Source material:
⁂
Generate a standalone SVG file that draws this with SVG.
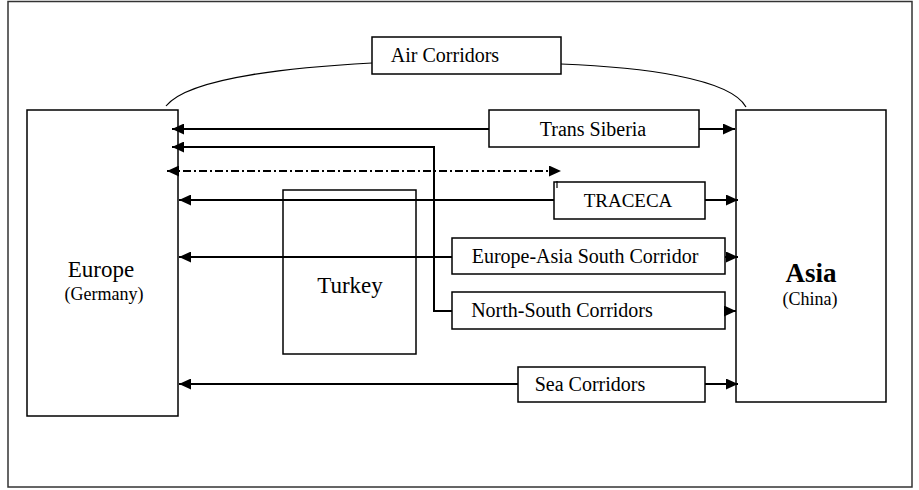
<svg xmlns="http://www.w3.org/2000/svg" width="919" height="490" viewBox="0 0 919 490">
<style>
.box{fill:#fff;stroke:#000;stroke-width:1.5}
.open{fill:none;stroke:#000;stroke-width:1.5}
.t{font-family:"Liberation Serif","Times New Roman",serif;fill:#000;text-anchor:middle}
.c{fill:none;stroke:#000;stroke-width:2}
.thin{fill:none;stroke:#000;stroke-width:1.2}
</style>
<defs>
<marker id="ah" viewBox="0 0 12 11" refX="12" refY="5.5" markerWidth="12" markerHeight="11" markerUnits="userSpaceOnUse" orient="auto-start-reverse">
<path d="M0,0 L12,5.5 L0,11 z" fill="#000"/>
</marker>
</defs>
<rect x="0" y="0" width="919" height="490" fill="#fff"/>
<rect x="8" y="1.5" width="904" height="485.5" fill="none" stroke="#333" stroke-width="1.5"/>
<g id="europe">
<rect class="box" x="27" y="110" width="151" height="306"/>
<text class="t" x="101" y="277" font-size="23" font-family="Liberation Serif, serif">Europe</text>
<text class="t" x="104" y="300" font-size="18" font-family="Liberation Serif, serif">(Germany)</text>
</g>
<g id="asia">
<rect class="box" x="736" y="110" width="150" height="292"/>
<text class="t" x="811" y="282" font-size="27" font-weight="bold" font-family="Liberation Serif, serif">Asia</text>
<text class="t" x="810" y="305" font-size="18" font-family="Liberation Serif, serif">(China)</text>
</g>
<g id="air">
<rect class="box" x="372" y="37" width="189" height="37"/>
<text class="t" x="445" y="62" font-size="20" font-family="Liberation Serif, serif">Air Corridors</text>
</g>
<g id="transsiberia">
<rect class="box" x="489" y="110" width="210" height="37"/>
<text class="t" x="593" y="136" font-size="20" font-family="Liberation Serif, serif">Trans Siberia</text>
</g>
<g id="turkey">
<rect class="open" x="283" y="190" width="133" height="164"/>
<text class="t" x="350" y="293" font-size="23" font-family="Liberation Serif, serif">Turkey</text>
</g>
<g id="traceca">
<rect class="box" x="554" y="182" width="151" height="37"/>
<text class="t" x="628" y="207" font-size="19" font-family="Liberation Serif, serif">TRACECA</text>
</g>
<g id="easc">
<rect class="box" x="452" y="238" width="273" height="36"/>
<text class="t" x="585" y="263" font-size="20" font-family="Liberation Serif, serif">Europe-Asia South Corridor</text>
</g>
<g id="nsc">
<rect class="box" x="452" y="292" width="273" height="37"/>
<text class="t" x="562" y="317" font-size="20" font-family="Liberation Serif, serif">North-South Corridors</text>
</g>
<g id="sea">
<rect class="box" x="518" y="367" width="187" height="35"/>
<text class="t" x="590" y="391" font-size="20" font-family="Liberation Serif, serif">Sea Corridors</text>
</g>
<g id="connectors">
<path class="thin" d="M166,106 C190,76 300,67 372,63"/>
<path class="thin" d="M561,64 C640,67 730,78 746,107"/>
<line class="c" x1="172" y1="129" x2="489" y2="129" marker-start="url(#ah)"/>
<line class="c" x1="699" y1="129" x2="735" y2="129" marker-end="url(#ah)"/>
<path class="c" d="M172,147 L434,147 L434,311 L452,311" marker-start="url(#ah)"/>
<line class="c" x1="167" y1="171" x2="561" y2="171" stroke-dasharray="8,3,2,3" marker-start="url(#ah)" marker-end="url(#ah)"/>
<line class="thin" x1="557" y1="181" x2="557" y2="188"/>
<line class="c" x1="179" y1="200" x2="554" y2="200" marker-start="url(#ah)"/>
<line class="c" x1="705" y1="200" x2="738" y2="200" marker-end="url(#ah)"/>
<line class="c" x1="179" y1="257" x2="452" y2="257" marker-start="url(#ah)"/>
<line class="c" x1="725" y1="257" x2="738" y2="257" marker-end="url(#ah)"/>
<line class="c" x1="725" y1="311" x2="736" y2="311" marker-end="url(#ah)"/>
<line class="c" x1="179" y1="384" x2="518" y2="384" marker-start="url(#ah)"/>
<line class="c" x1="705" y1="384" x2="738" y2="384" marker-end="url(#ah)"/>
</g>
</svg>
⁂
Work to be completed:
Pictures in the data above should not be copied; transcribe everything else exactly.

Exercise solution:
Generate a standalone SVG file that draws this with SVG.
<svg xmlns="http://www.w3.org/2000/svg" width="919" height="490" viewBox="0 0 919 490">
<style>
.box{fill:#fff;stroke:#000;stroke-width:1.5}
.open{fill:none;stroke:#000;stroke-width:1.5}
.t{font-family:"Liberation Serif","Times New Roman",serif;fill:#000;text-anchor:middle}
.c{fill:none;stroke:#000;stroke-width:2}
.thin{fill:none;stroke:#000;stroke-width:1.2}
</style>
<defs>
<marker id="ah" viewBox="0 0 12 11" refX="12" refY="5.5" markerWidth="12" markerHeight="11" markerUnits="userSpaceOnUse" orient="auto-start-reverse">
<path d="M0,0 L12,5.5 L0,11 z" fill="#000"/>
</marker>
</defs>
<rect x="0" y="0" width="919" height="490" fill="#fff"/>
<rect x="8" y="1.5" width="904" height="485.5" fill="none" stroke="#333" stroke-width="1.5"/>
<g id="europe">
<rect class="box" x="27" y="110" width="151" height="306"/>
<text class="t" x="101" y="277" font-size="23" font-family="Liberation Serif, serif">Europe</text>
<text class="t" x="104" y="300" font-size="18" font-family="Liberation Serif, serif">(Germany)</text>
</g>
<g id="asia">
<rect class="box" x="736" y="110" width="150" height="292"/>
<text class="t" x="811" y="282" font-size="27" font-weight="bold" font-family="Liberation Serif, serif">Asia</text>
<text class="t" x="810" y="305" font-size="18" font-family="Liberation Serif, serif">(China)</text>
</g>
<g id="air">
<rect class="box" x="372" y="37" width="189" height="37"/>
<text class="t" x="445" y="62" font-size="20" font-family="Liberation Serif, serif">Air Corridors</text>
</g>
<g id="transsiberia">
<rect class="box" x="489" y="110" width="210" height="37"/>
<text class="t" x="593" y="136" font-size="20" font-family="Liberation Serif, serif">Trans Siberia</text>
</g>
<g id="turkey">
<rect class="open" x="283" y="190" width="133" height="164"/>
<text class="t" x="350" y="293" font-size="23" font-family="Liberation Serif, serif">Turkey</text>
</g>
<g id="traceca">
<rect class="box" x="554" y="182" width="151" height="37"/>
<text class="t" x="628" y="207" font-size="19" font-family="Liberation Serif, serif">TRACECA</text>
</g>
<g id="easc">
<rect class="box" x="452" y="238" width="273" height="36"/>
<text class="t" x="585" y="263" font-size="20" font-family="Liberation Serif, serif">Europe-Asia South Corridor</text>
</g>
<g id="nsc">
<rect class="box" x="452" y="292" width="273" height="37"/>
<text class="t" x="562" y="317" font-size="20" font-family="Liberation Serif, serif">North-South Corridors</text>
</g>
<g id="sea">
<rect class="box" x="518" y="367" width="187" height="35"/>
<text class="t" x="590" y="391" font-size="20" font-family="Liberation Serif, serif">Sea Corridors</text>
</g>
<g id="connectors">
<path class="thin" d="M166,106 C190,76 300,67 372,63"/>
<path class="thin" d="M561,64 C640,67 730,78 746,107"/>
<line class="c" x1="172" y1="129" x2="489" y2="129" marker-start="url(#ah)"/>
<line class="c" x1="699" y1="129" x2="735" y2="129" marker-end="url(#ah)"/>
<path class="c" d="M172,147 L434,147 L434,311 L452,311" marker-start="url(#ah)"/>
<line class="c" x1="167" y1="171" x2="561" y2="171" stroke-dasharray="8,3,2,3" marker-start="url(#ah)" marker-end="url(#ah)"/>
<line class="thin" x1="557" y1="181" x2="557" y2="188"/>
<line class="c" x1="179" y1="200" x2="554" y2="200" marker-start="url(#ah)"/>
<line class="c" x1="705" y1="200" x2="738" y2="200" marker-end="url(#ah)"/>
<line class="c" x1="179" y1="257" x2="452" y2="257" marker-start="url(#ah)"/>
<line class="c" x1="725" y1="257" x2="738" y2="257" marker-end="url(#ah)"/>
<line class="c" x1="725" y1="311" x2="736" y2="311" marker-end="url(#ah)"/>
<line class="c" x1="179" y1="384" x2="518" y2="384" marker-start="url(#ah)"/>
<line class="c" x1="705" y1="384" x2="738" y2="384" marker-end="url(#ah)"/>
</g>
</svg>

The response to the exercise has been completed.